The Transportation Safety Board of Canada (TSB) has released its preliminary transportation occurrence statistics for 2018.
Air transportation data for 2018 shows some encouraging trends. The 201 aviation accidents were reported to the TSB in 2018 is substantially lower than the five-year average of 249. The TSB includes fatalities, serious injuries and aircraft structural failure in its “accidents” data. There were 860 aviation incidents reported to the TSB in 2018. This number represents a substantial decrease compared to the previous year (939) but is still higher than the five-year average of 797.
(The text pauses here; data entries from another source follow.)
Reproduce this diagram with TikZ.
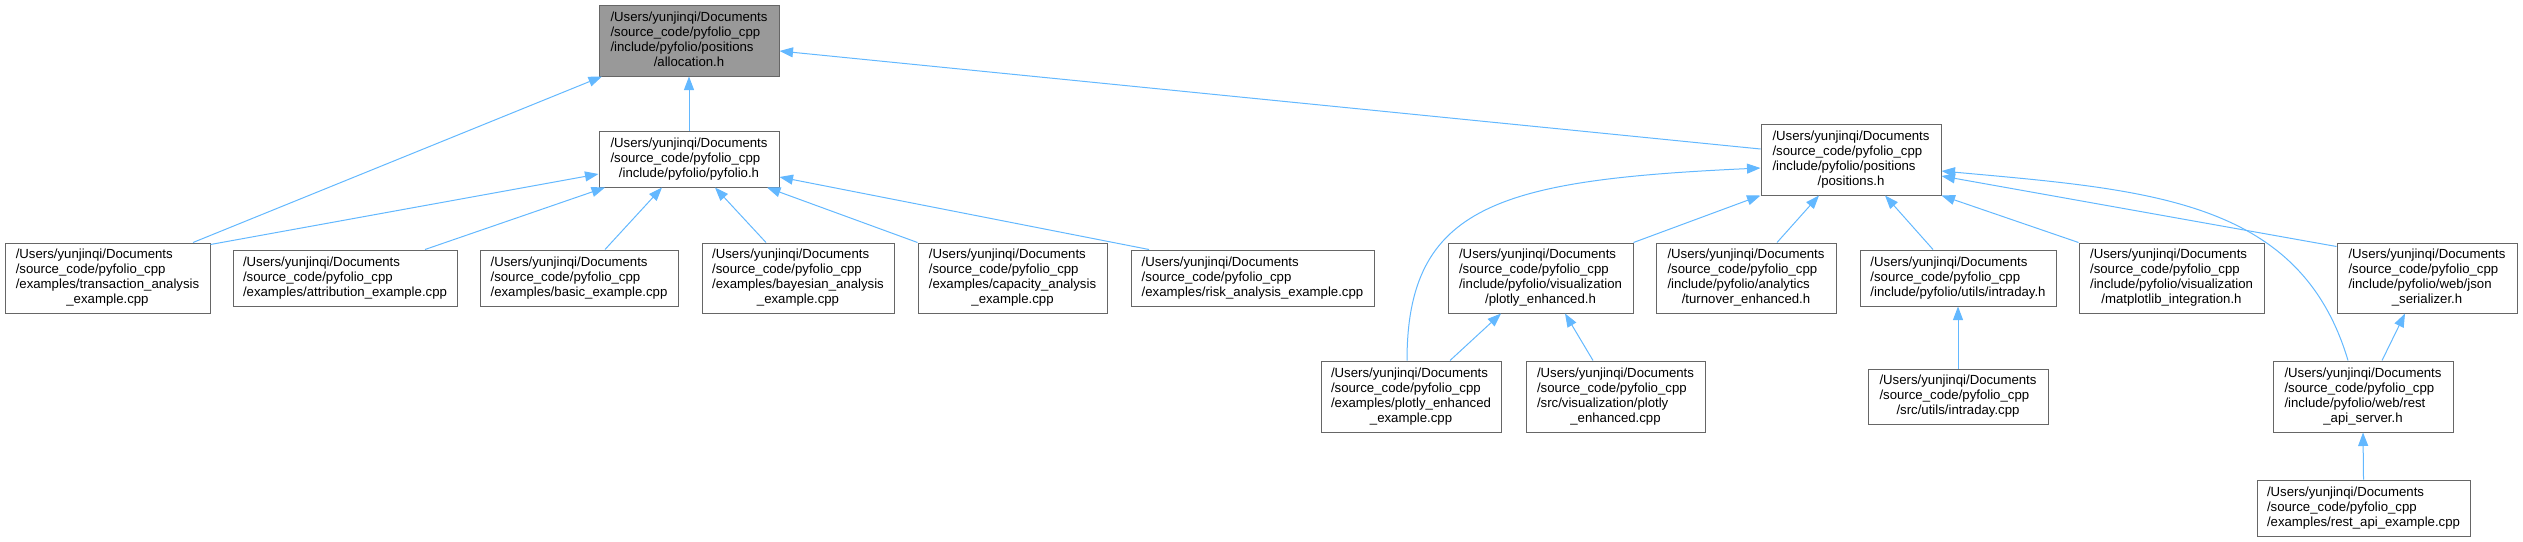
\documentclass[tikz,border=0pt]{standalone}
\usepackage{fontspec}
\setmainfont{Liberation Sans}
\usetikzlibrary{arrows.meta}
\definecolor{edgeblue}{HTML}{63B8FF}
\definecolor{boxgray}{HTML}{666666}
\definecolor{mainfill}{HTML}{999999}
\newcommand{\fourl}[4]{\begin{tabular}{@{}l@{}}#1\\#2\\#3\\\multicolumn{1}{@{}c@{}}{#4}\end{tabular}}
\newcommand{\threel}[3]{\begin{tabular}{@{}l@{}}#1\\#2\\\multicolumn{1}{@{}c@{}}{#3}\end{tabular}}
\newcommand{\UD}{/Users/yunjinqi/Documents}
\newcommand{\SC}{/source\_code/pyfolio\_cpp}
\tikzset{
  box/.style={draw=boxgray, line width=1pt, fill=white, inner sep=0pt, font=\fontsize{13.2}{15}\selectfont},
  mainbox/.style={box, fill=mainfill},
  edge/.style={draw=edgeblue, line width=1pt, -{Triangle[length=13.5pt,width=10pt]}},
}
\begin{document}
\begin{tikzpicture}[x=1pt,y=-1pt]
\useasboundingbox (0,0) rectangle (2523,541);
% row 0
\node[mainbox, minimum width=180pt, minimum height=71pt] (alloc) at (689,40.5) {\fourl{\UD}{\SC}{/include/pyfolio/positions}{/allocation.h}};
% row 1
\node[box, minimum width=180pt, minimum height=56pt] (pyfolio) at (689,159) {\threel{\UD}{\SC}{/include/pyfolio/pyfolio.h}};
\node[box, minimum width=180pt, minimum height=71pt] (positions) at (1851,159.5) {\fourl{\UD}{\SC}{/include/pyfolio/positions}{/positions.h}};
% row 2
\node[box, minimum width=205pt, minimum height=70pt] (trans) at (107.5,278) {\fourl{\UD}{\SC}{/examples/transaction\_analysis}{\_example.cpp}};
\node[box, minimum width=224pt, minimum height=56pt] (attrib) at (345,278) {\threel{\UD}{\SC}{/examples/attribution\_example.cpp}};
\node[box, minimum width=198pt, minimum height=56pt] (basic) at (579,278) {\threel{\UD}{\SC}{/examples/basic\_example.cpp}};
\node[box, minimum width=192pt, minimum height=70pt] (bayes) at (798,278) {\fourl{\UD}{\SC}{/examples/bayesian\_analysis}{\_example.cpp}};
\node[box, minimum width=189pt, minimum height=70pt] (capac) at (1012.5,278) {\fourl{\UD}{\SC}{/examples/capacity\_analysis}{\_example.cpp}};
\node[box, minimum width=243pt, minimum height=56pt] (risk) at (1252.5,278) {\threel{\UD}{\SC}{/examples/risk\_analysis\_example.cpp}};
\node[box, minimum width=185pt, minimum height=70pt] (plotlyh) at (1540.5,278) {\fourl{\UD}{\SC}{/include/pyfolio/visualization}{/plotly\_enhanced.h}};
\node[box, minimum width=180pt, minimum height=70pt] (turnover) at (1746,278) {\fourl{\UD}{\SC}{/include/pyfolio/analytics}{/turnover\_enhanced.h}};
\node[box, minimum width=196pt, minimum height=56pt] (intradayh) at (1958,278) {\threel{\UD}{\SC}{/include/pyfolio/utils/intraday.h}};
\node[box, minimum width=185pt, minimum height=70pt] (matplot) at (2171.5,278) {\fourl{\UD}{\SC}{/include/pyfolio/visualization}{/matplotlib\_integration.h}};
\node[box, minimum width=180pt, minimum height=70pt] (json) at (2427,278) {\fourl{\UD}{\SC}{/include/pyfolio/web/json}{\_serializer.h}};
% row 3
\node[box, minimum width=180pt, minimum height=71pt] (plotlyex) at (1411,396.5) {\fourl{\UD}{\SC}{/examples/plotly\_enhanced}{\_example.cpp}};
\node[box, minimum width=179pt, minimum height=71pt] (plotlycpp) at (1615.5,396.5) {\fourl{\UD}{\SC}{/src/visualization/plotly}{\_enhanced.cpp}};
\node[box, minimum width=180pt, minimum height=55pt] (intradaycpp) at (1958,396.5) {\threel{\UD}{\SC}{/src/utils/intraday.cpp}};
\node[box, minimum width=180pt, minimum height=71pt] (restserver) at (2363,396.5) {\fourl{\UD}{\SC}{/include/pyfolio/web/rest}{\_api\_server.h}};
% row 4
\node[box, minimum width=213pt, minimum height=56pt] (restex) at (2363.5,508) {\threel{\UD}{\SC}{/examples/rest\_api\_example.cpp}};

% edges to allocation
\draw[edge] (pyfolio.north) -- (alloc.south);
\draw[edge] ([xshift=85.5pt]trans.north) -- ([xshift=-87pt]alloc.south);
\draw[edge] ([yshift=10.5pt]positions.west) -- ([yshift=-10.5pt]alloc.east);
% edges to pyfolio
\draw[edge] ([yshift=-2pt]trans.north east) -- ([yshift=-15pt]pyfolio.west);
\draw[edge] ([xshift=80pt]attrib.north) -- ([xshift=-84pt]pyfolio.south);
\draw[edge] ([xshift=26pt]basic.north) -- ([xshift=-27pt]pyfolio.south);
\draw[edge] ([xshift=-32pt]bayes.north) -- ([xshift=26pt]pyfolio.south);
\draw[edge] (capac.north west) -- ([xshift=78pt]pyfolio.south);
\draw[edge] ([xshift=-103.5pt]risk.north) -- ([yshift=-18pt]pyfolio.east);
% edges to positions
\draw[edge] (plotlyh.north east) -- (positions.south west);
\draw[edge] ([xshift=-4pt]plotlyex.north) .. controls +(0,-156) and +(-260,12) .. ([yshift=-8.5pt]positions.west);
\draw[edge] ([xshift=31pt]turnover.north) -- ([xshift=-32pt]positions.south);
\draw[edge] ([xshift=-25pt]intradayh.north) -- ([xshift=34pt]positions.south);
\draw[edge] (matplot.north west) -- (positions.south east);
\draw[edge] ([yshift=-4pt]json.north west) -- ([yshift=-16.5pt]positions.east);
\draw[edge] ([xshift=-15pt]restserver.north) .. controls +(-48,-161) and +(209,19) .. ([yshift=-11.5pt]positions.east);
% lower edges
\draw[edge] (intradaycpp.north) -- (intradayh.south);
\draw[edge] ([xshift=39pt]plotlyex.north) -- ([xshift=-39.5pt]plotlyh.south);
\draw[edge] ([xshift=-22.5pt]plotlycpp.north) -- ([xshift=24.5pt]plotlyh.south);
\draw[edge] ([xshift=19pt]restserver.north) -- ([xshift=-22pt]json.south);
\draw[edge] (restex.north) -- (restserver.south);
\end{tikzpicture}
\end{document}
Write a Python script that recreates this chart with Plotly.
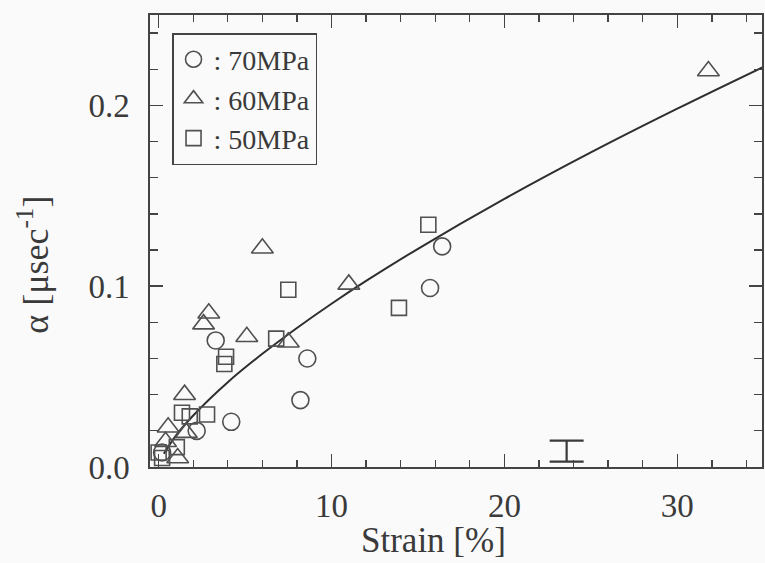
import plotly.graph_objects as go

# ---- data ----
circle_x = [0.2, 2.2, 4.2, 3.3, 8.2, 8.6, 15.7, 16.4]
circle_y = [0.008, 0.020, 0.025, 0.070, 0.037, 0.060, 0.099, 0.122]

tri_x = [0.4, 0.55, 1.1, 1.6, 1.5, 2.6, 2.9, 5.1, 6.0, 7.5, 11.0, 31.8]
tri_y = [0.014, 0.022, 0.005, 0.019, 0.040, 0.079, 0.085, 0.072, 0.121, 0.069, 0.101, 0.219]

sq_x = [0.0, 0.2, 1.05, 1.35, 1.8, 2.8, 3.8, 3.9, 6.8, 7.5, 13.9, 15.6]
sq_y = [0.008, 0.005, 0.011, 0.030, 0.028, 0.029, 0.057, 0.061, 0.071, 0.098, 0.088, 0.134]

fit_x = [0.3, 1, 2, 4, 6, 8, 10, 12, 15, 20, 25, 30, 35]
fit_y = [0.0073, 0.0174, 0.0285, 0.0469, 0.0626, 0.0769, 0.0903, 0.1029, 0.1207, 0.1483, 0.1740, 0.1982, 0.2214]

err_x = [23.6]
err_y = [0.0088]
err_half = [0.0058]

x_ticks = [0, 10, 20, 30]
y_ticks = [0.0, 0.1, 0.2]
y_ticktext = ["0.0", "0.1", "0.2"]
legend_names = [": 70MPa", ": 60MPa", ": 50MPa"]

FONT = "Liberation Serif, Times New Roman, DejaVu Serif, serif"
INK = "#3a3a3a"
MK = "#505050"
BG = "#fbfafb"

fig = go.Figure()

fig.add_trace(go.Scatter(x=fit_x, y=fit_y, mode="lines", line=dict(color="#2e2e2e", width=2, shape="spline"),
                         showlegend=False, hoverinfo="skip"))
fig.add_trace(go.Scatter(x=circle_x, y=circle_y, mode="markers", name=legend_names[0],
                         marker=dict(symbol="circle-open", size=17, color=MK, line=dict(width=1.6, color=MK)),
                         cliponaxis=False))
fig.add_trace(go.Scatter(x=tri_x, y=tri_y, mode="markers", name=legend_names[1],
                         marker=dict(symbol="triangle-up-open", size=19, color=MK, line=dict(width=1.6, color=MK)),
                         cliponaxis=False))
fig.add_trace(go.Scatter(x=sq_x, y=sq_y, mode="markers", name=legend_names[2],
                         marker=dict(symbol="square-open", size=15, color=MK, line=dict(width=1.6, color=MK)),
                         cliponaxis=False))
fig.add_trace(go.Scatter(x=err_x, y=err_y, mode="markers", marker=dict(size=1, color="rgba(0,0,0,0)"),
                         error_y=dict(type="data", array=err_half, color="#3a3a3a", thickness=2.2, width=17),
                         showlegend=False, hoverinfo="skip"))

axis_common = dict(showline=True, linecolor="#444", linewidth=1.6, mirror="allticks",
                   ticks="inside", tickcolor="#444", tickwidth=1.5, showgrid=False, zeroline=False,
                   tickfont=dict(family=FONT, size=33, color=INK))

fig.update_xaxes(range=[-0.5, 34.9], tickmode="array", tickvals=x_ticks, ticklen=13,
                 ticklabelstandoff=9,
                 minor=dict(tickmode="linear", tick0=0, dtick=2, ticks="inside", ticklen=7,
                            tickcolor="#444", tickwidth=1.3, showgrid=False),
                 **axis_common)
fig.update_yaxes(range=[0, 0.25], tickmode="array", tickvals=y_ticks, ticktext=y_ticktext, ticklen=13,
                 ticklabelstandoff=12,
                 minor=dict(tickmode="linear", tick0=0, dtick=0.02, ticks="inside", ticklen=8,
                            tickcolor="#444", tickwidth=1.3, showgrid=False),
                 **axis_common)

fig.update_layout(
    width=765, height=563,
    margin=dict(l=150, r=1, t=15, b=96),
    paper_bgcolor=BG, plot_bgcolor=BG,
    font=dict(family=FONT, color=INK),
    legend=dict(x=0.036, y=0.96, xanchor="left", yanchor="top",
                bgcolor=BG, bordercolor="#444", borderwidth=1.5,
                font=dict(family=FONT, size=28, color=INK),
                itemsizing="trace", tracegroupgap=0),
    annotations=[
        dict(text="Strain [%]", xref="paper", yref="paper", x=0.464, y=-0.162,
             showarrow=False, font=dict(family=FONT, size=35, color=INK), xanchor="center", yanchor="middle"),
        dict(text="α [μsec<sup>-1</sup>]", xref="paper", yref="paper", x=-0.19, y=0.447,
             showarrow=False, textangle=-90, font=dict(family=FONT, size=36, color=INK),
             xanchor="center", yanchor="middle"),
    ],
)

fig.write_html("out.html", config={"displayModeBar": False, "staticPlot": True},
               post_script="document.body.style.margin='0';document.body.style.padding='0';"
                           "document.body.style.background='#fbfafb';document.body.style.overflow='hidden';")
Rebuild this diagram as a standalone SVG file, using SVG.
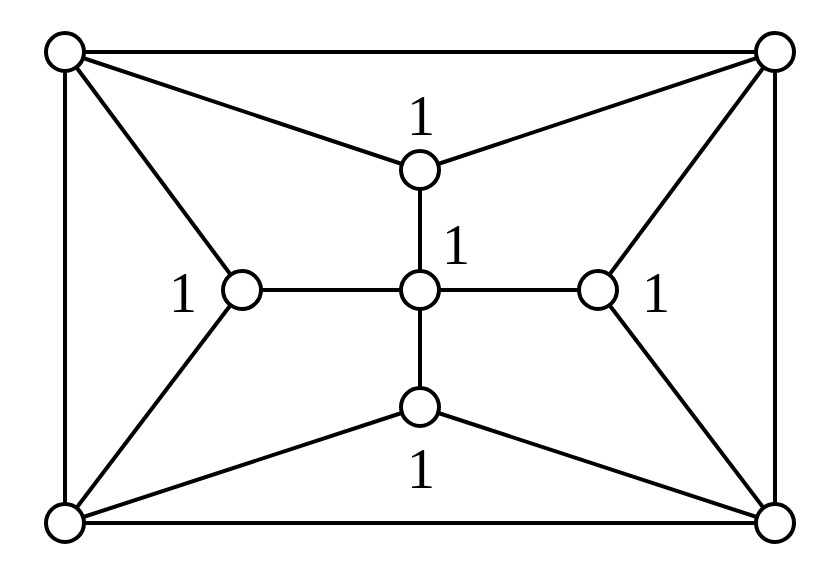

There were 283 marine accidents reported to the TSB in 2018, just above the 2017 total of 279 and below the five-year average of 287. Although the number of fishing vessels involved in accidents was lower than the previous year, 12 of the 15 fatal marine accidents and 17 of the 22 marine fatalities were related to the commercial fishing industry. The TSB said more needs to be done to improve safety in this industry, and commercial fishing safety will remain on the TSB Watchlist. Some 936 marine incidents were reported in 2018. This number represents a six per cent increase from 2017 and a 22 per cent increase from the five-year average of 768.
Railway transportation data for 2018 shows mixed results across the mode. Overall, 1,170 railway accidents were reported in 2018, a seven per cent increase over 2017 and a 13 per cent increase from the five-year average of 1,035. Most of the increase relates to non-main-track derailments of five or fewer cars. There were 57 rail-related fatalities reported in 2018, 19 fewer than the previous year and well below the five-year average of 74. Among all railway accidents in 2018, 125 involved dangerous goods. This number was up from 115 in 2017, but down slightly from the five-year average of 126. Six accidents in 2018 resulted in a dangerous goods release. There were 285 railway incidents reported in 2018, a 21 per cent increase from 2017 (235), but a seven per cent decrease from the five-year average (308).
The single reported pipeline accident in 2018 was a 36-inch sweet natural gas pipeline rupture and fire about 13 kilometres northeast of Prince George, B.C. on Oct. 9. There were no injuries.